Einer weitergehenden Privilegierung bedarf es daher nicht.
Dem Straftatbestand des § 238 StGB ist die nachhaltige Betroffenheit der Opfer bereits immanent; er fordert ein beharrliches Nachstellen, durch das die Lebensführung schwerwiegend beeinträchtigt wird. Diese deliktsspezifische Situation hat auch in der Ausweitung des Haftgrundes der Wiederholungsgefahr auf die nach § 238 Abs. 2 und Abs. 3 StGB qualifizierten "Stalking"-Fälle in § 112a Abs. 1 Nr. 1 StPO ihren Niederschlag gefunden.
Durch die vorgesehene Gleichstellung der Opfer bestimmter Fälle des beharrlichen Nachstellens mit den in § 397a Abs. 1 StPO Genannten wird zudem ein Wertungswiderspruch beseitigt: Denn während bestimmte Angehörige Getöteter das Recht aus § 397a StPO in Anspruch nehmen können, ist dies "Stalking"-Opfern selbst dann verwehrt, wenn durch die Tat eine ihnen nahe stehende, aber nicht verwandte oder mit ihnen verheiratete Person getötet wird, obgleich die "Stalking"-Opfer - als Tatopfer und Hinterbliebene - sogar in zweifacher Hinsicht betroffen sind. § 238 StGB stellt die Gefährdung oder Tötung von nahe stehenden Person mit der von Angehörigen gleich. Dieser Schutz ist Ausdruck der Orientierung an der Opferbetroffenheit.
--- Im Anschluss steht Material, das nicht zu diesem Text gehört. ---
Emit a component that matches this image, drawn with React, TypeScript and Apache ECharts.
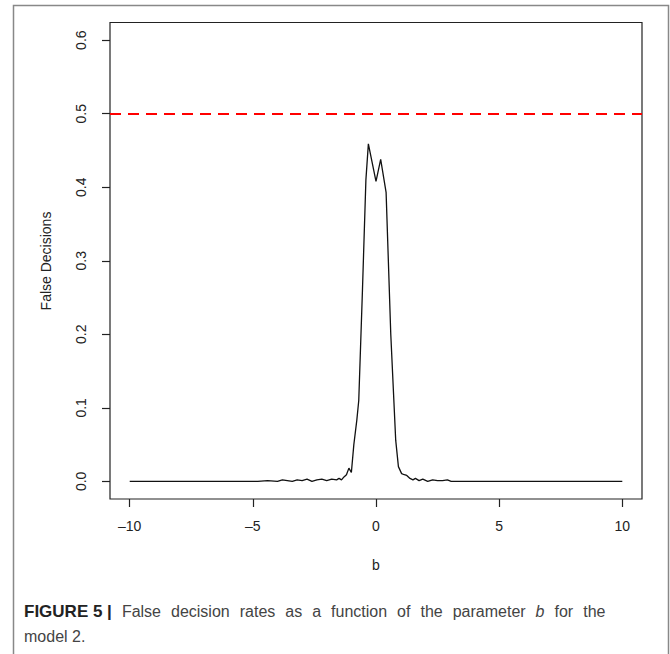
import React, { useEffect, useRef } from "react";
import * as echarts from "echarts";

// Parameter b (x) and false decision rate (y)
const bValues = [
  -10, -4.8, -4.4, -4.0, -3.8, -3.6, -3.4, -3.2, -3.0, -2.8, -2.6, -2.4, -2.2, -2.0,
  -1.8, -1.6, -1.5, -1.4, -1.3, -1.2, -1.1, -1.0, -0.9, -0.78, -0.7, -0.55, -0.41,
  -0.31, 0.0, 0.19, 0.41, 0.6, 0.8, 0.91, 1.04, 1.15, 1.25, 1.38, 1.5, 1.6, 1.75,
  1.9, 2.1, 2.3, 2.5, 2.7, 2.9, 3.05, 10,
];
const rates = [
  0, 0, 0.001, 0.0, 0.002, 0.001, 0.0, 0.002, 0.001, 0.003, 0.0, 0.002, 0.003, 0.001,
  0.003, 0.002, 0.004, 0.002, 0.006, 0.009, 0.018, 0.012, 0.05, 0.083, 0.11, 0.26, 0.41,
  0.459, 0.408, 0.438, 0.393, 0.2, 0.056, 0.02, 0.0105, 0.009, 0.008, 0.004, 0.002, 0.004,
  0.001, 0.003, 0.0, 0.002, 0.001, 0.001, 0.002, 0.0, 0,
];
const thresholdValue = [0.5];
const xTicks = [-10, -5, 0, 5, 10];
const yTicks = [0, 0.1, 0.2, 0.3, 0.4, 0.5, 0.6];
const captionWords = ["False", "decision", "rates", "as", "a", "function", "of", "the", "parameter"];
const captionTail = ["for", "the"];

export default function App() {
  const ref = useRef<HTMLDivElement>(null);
  useEffect(() => {
    if (!ref.current) return;
    const chart = echarts.init(ref.current, null, { renderer: "svg" });
    const data = bValues.map((b, i) => [b, rates[i]]);
    const font = "'Liberation Sans', Arial, Helvetica, sans-serif";
    const sp = "{s| }";
    const captionText =
      "{b|FIGURE 5 |}" +
      sp +
      captionWords.map((w) => "{r|" + w + "}").join(sp) +
      sp +
      "{i|b}" +
      sp +
      captionTail.map((w) => "{r|" + w + "}").join(sp);
    chart.setOption({
      animation: false,
      backgroundColor: "#fff",
      textStyle: { fontFamily: font },
      grid: {
        left: 110,
        top: 22.5,
        right: 28,
        bottom: 155,
        show: true,
        borderColor: "#222",
        borderWidth: 1.2,
        backgroundColor: "transparent",
        outerBoundsMode: "none",
      },
      xAxis: {
        type: "value",
        min: -10.8,
        max: 10.8,
        axisLine: { show: false, onZero: false },
        splitLine: { show: false },
        axisTick: {
          show: true,
          length: 8,
          customValues: xTicks,
          lineStyle: { color: "#222", width: 1.2 },
        },
        axisLabel: {
          customValues: xTicks,
          fontSize: 14,
          color: "#222",
          margin: 20,
          fontFamily: font,
          formatter: (v: number) => (v < 0 ? "\u2013" + Math.abs(v) : String(v)),
        },
      },
      yAxis: {
        type: "value",
        min: -0.024,
        max: 0.624,
        axisLine: { show: false, onZero: false },
        splitLine: { show: false },
        axisTick: {
          show: true,
          length: 8,
          customValues: yTicks,
          lineStyle: { color: "#222", width: 1.2 },
        },
        axisLabel: {
          customValues: yTicks,
          fontSize: 14,
          color: "#222",
          margin: 22,
          rotate: 90,
          fontFamily: font,
          formatter: (v: number) => v.toFixed(1),
        },
      },
      series: [
        {
          type: "line",
          data,
          showSymbol: false,
          symbol: "none",
          lineStyle: { color: "#111", width: 1.3 },
          markLine: {
            silent: true,
            symbol: "none",
            label: { show: false },
            lineStyle: { color: "#ff0000", width: 2, type: [11, 7] },
            data: thresholdValue.map((v) => ({ yAxis: v })),
          },
        },
      ],
      graphic: [
        {
          type: "rect",
          shape: { x: 13.5, y: 5.5, width: 655, height: 700 },
          style: { fill: "none", stroke: "#888", lineWidth: 1.5 },
          silent: true,
        },
        {
          type: "text",
          x: 46,
          y: 261,
          rotation: Math.PI / 2,
          style: {
            text: "False Decisions",
            fontSize: 14,
            fill: "#222",
            fontFamily: font,
            align: "center",
            verticalAlign: "middle",
          },
        },
        {
          type: "text",
          x: 376,
          y: 565,
          style: {
            text: "b",
            fontSize: 14,
            fill: "#222",
            fontFamily: font,
            align: "center",
            verticalAlign: "middle",
          },
        },
        {
          type: "text",
          x: 24,
          y: 611,
          style: {
            text: captionText,
            verticalAlign: "middle",
            rich: {
              b: { fontSize: 17, fontWeight: "bold", fill: "#222", fontFamily: font },
              r: { fontSize: 16, fill: "#444", fontFamily: font },
              i: { fontSize: 16, fill: "#444", fontStyle: "italic", fontFamily: font },
              s: { fontSize: 16, width: 10, fill: "#444", fontFamily: font },
            },
          },
        },
        {
          type: "text",
          x: 24,
          y: 636,
          style: {
            text: "model 2.",
            fontSize: 16,
            fill: "#444",
            fontFamily: font,
            verticalAlign: "middle",
          },
        },
      ],
    });
    return () => chart.dispose();
  }, []);
  return (
    <div
      ref={ref}
      style={{ position: "fixed", left: 0, top: 0, width: 670, height: 654 }}
    />
  );
}
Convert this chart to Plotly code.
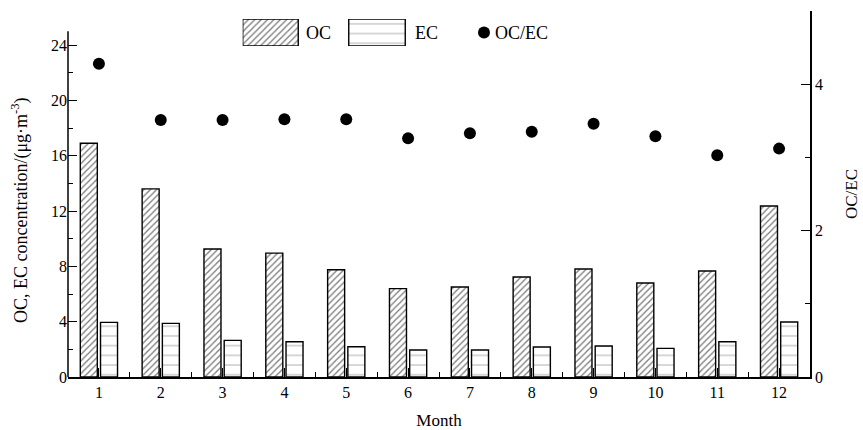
import plotly.graph_objects as go

months = list(range(1, 13))
month_labels = [str(m) for m in months]
oc = [16.9, 13.6, 9.25, 8.96, 7.76, 6.39, 6.51, 7.23, 7.81, 6.80, 7.66, 12.36]
ec = [3.95, 3.88, 2.65, 2.55, 2.19, 1.95, 1.95, 2.17, 2.24, 2.07, 2.55, 3.98]
ratio = [4.28, 3.51, 3.51, 3.52, 3.52, 3.26, 3.33, 3.35, 3.46, 3.29, 3.03, 3.12]

left_ticks = [0, 4, 8, 12, 16, 20, 24]
right_ticks = [0, 2, 4]

FONT = "Liberation Serif, Times New Roman, serif"
BW = 0.275

oc_marker = dict(color="white", line=dict(color="black", width=1.4),
                 pattern=dict(shape="/", fgcolor="black", bgcolor="white", size=4.5, solidity=0.3))
ec_marker = dict(color="white", line=dict(color="black", width=1.4),
                 pattern=dict(shape="-", fgcolor="#888888", bgcolor="white", size=9.7, solidity=0.14))

fig = go.Figure()
fig.add_trace(go.Bar(x=months, y=oc, width=BW, offset=-BW - 0.026, marker=oc_marker,
                     name="OC", showlegend=False))
fig.add_trace(go.Bar(x=months, y=ec, width=BW, offset=0.026, marker=ec_marker,
                     name="EC", showlegend=False))
fig.add_trace(go.Scatter(x=months, y=ratio, mode="markers", yaxis="y2",
                         marker=dict(color="black", size=12), name="OC/EC", showlegend=False))

# custom legend (in its own small axes, pixel-like coordinates)
fig.add_trace(go.Bar(x=[270.5], y=[1], width=[55.5], marker=oc_marker, xaxis="x3", yaxis="y3",
                     showlegend=False, hoverinfo="skip", cliponaxis=False))
fig.add_trace(go.Bar(x=[377], y=[1], width=[56.5], marker=ec_marker, xaxis="x3", yaxis="y3",
                     showlegend=False, hoverinfo="skip", cliponaxis=False))
fig.add_trace(go.Scatter(x=[484], y=[0.5], mode="markers", marker=dict(color="black", size=12),
                         xaxis="x3", yaxis="y3", showlegend=False, hoverinfo="skip", cliponaxis=False))

W, H = 863, 430
ML, MR, MT, MB = 68, 53, 11, 53
pw, ph = W - ML - MR, H - MT - MB

def px_x(p):
    return (p - ML) / pw

def px_y(p):
    return (H - MB - p) / ph

left_top = 25
left_range_max = ph / 13.83

axis_common = dict(showgrid=False, zeroline=False, color="black", automargin=False,
                   tickfont=dict(family=FONT, size=16, color="black"),
                   tickwidth=1.3, tickcolor="black")

fig.update_layout(
    width=W, height=H,
    margin=dict(l=ML, r=MR, t=MT, b=MB, autoexpand=False),
    paper_bgcolor="white", plot_bgcolor="white",
    barmode="overlay",
    font=dict(family=FONT, size=16, color="black"),
    xaxis=dict(range=[0.5, 12.5], tickvals=months, ticktext=month_labels,
               ticks="inside", ticklen=9, showline=True, linecolor="black", linewidth=1.5,
               minor=dict(tickvals=[m + 0.5 for m in range(0, 13)], ticks="inside", ticklen=5,
                          tickcolor="black", tickwidth=1.3),
               title=dict(text="Month", font=dict(family=FONT, size=17), standoff=19),
               **axis_common),
    yaxis=dict(range=[0, left_range_max], tickvals=left_ticks, ticks="inside", ticklen=9,
               showline=False,
               minor=dict(tickvals=[2, 6, 10, 14, 18, 22], ticks="inside", ticklen=5,
                          tickcolor="black", tickwidth=1.3),
               **axis_common),
    yaxis2=dict(overlaying="y", side="right", range=[0, 5], tickvals=right_ticks,
                ticks="inside", ticklen=9, showline=True, linecolor="black", linewidth=1.5,
                minor=dict(tickvals=[1, 3, 5], ticks="inside", ticklen=5,
                           tickcolor="black", tickwidth=1.3),
                title=dict(text="OC/EC", font=dict(family=FONT, size=17), standoff=23),
                **axis_common),
    xaxis3=dict(domain=[px_x(242.7), px_x(567)], range=[242.7, 567], anchor="y3",
                visible=False, fixedrange=True),
    yaxis3=dict(domain=[px_y(46), px_y(19)], range=[0, 1], anchor="x3",
                visible=False, fixedrange=True),
    shapes=[dict(type="line", xref="paper", yref="y", x0=0, x1=0, y0=0, y1=left_top,
                 line=dict(color="black", width=1.5))],
    annotations=[
        dict(text="OC, EC concentration/(μg·m<sup>-3</sup>)", textangle=-90,
             x=px_x(20), y=px_y(210), xref="paper", yref="paper",
             xanchor="center", yanchor="middle", showarrow=False,
             font=dict(family=FONT, size=18)),
        dict(text="OC", x=304, y=0.5, xref="x3", yref="y3", xanchor="left", yanchor="middle",
             showarrow=False, font=dict(family=FONT, size=18)),
        dict(text="EC", x=413, y=0.5, xref="x3", yref="y3", xanchor="left", yanchor="middle",
             showarrow=False, font=dict(family=FONT, size=18)),
        dict(text="OC/EC", x=493, y=0.5, xref="x3", yref="y3", xanchor="left", yanchor="middle",
             showarrow=False, font=dict(family=FONT, size=18)),
    ],
)

fig.write_html("out.html", config={"displayModeBar": False},
               post_script="document.body.style.margin='0';document.body.style.overflow='hidden';")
Durch die Erweiterung des ebenfalls auf die Opferbetroffenheit gründenden § 397a StPO wird er konsequent fortentwickelt.
Bei Bestimmung des Umfangs, in dem eine Einbeziehung von "Stalking"-Opfern in § 397a StPO angezeigt ist, wird nach dem Grad der Betroffenheit des Opfers differenziert.
Den Opfern von Verbrechen nach § 238 Abs. 3 StGB wird diese Berechtigung ohne weitere Voraussetzungen zugebilligt, den Opfern der Vergehen nach § 238 Abs. 2 StGB dann, wenn sie zur Interessenswahrnehmung ersichtlich unfähig sind während es bei den Opfern der nicht qualifizierten Taten nach § 238 Abs. 1 StGB bei der Möglichkeit der Prozesskostenhilfe verbleibt. Diese Differenzierung nach dem Grad der Betroffenheit gewährleistet einen den Belangen des Opfers im Einzelfall angemessen und flexibel Rechnung tragenden Schutz.
Zu Artikel 2 (Inkrafttreten)
Dieser Artikel regelt das Inkrafttreten des Gesetzes.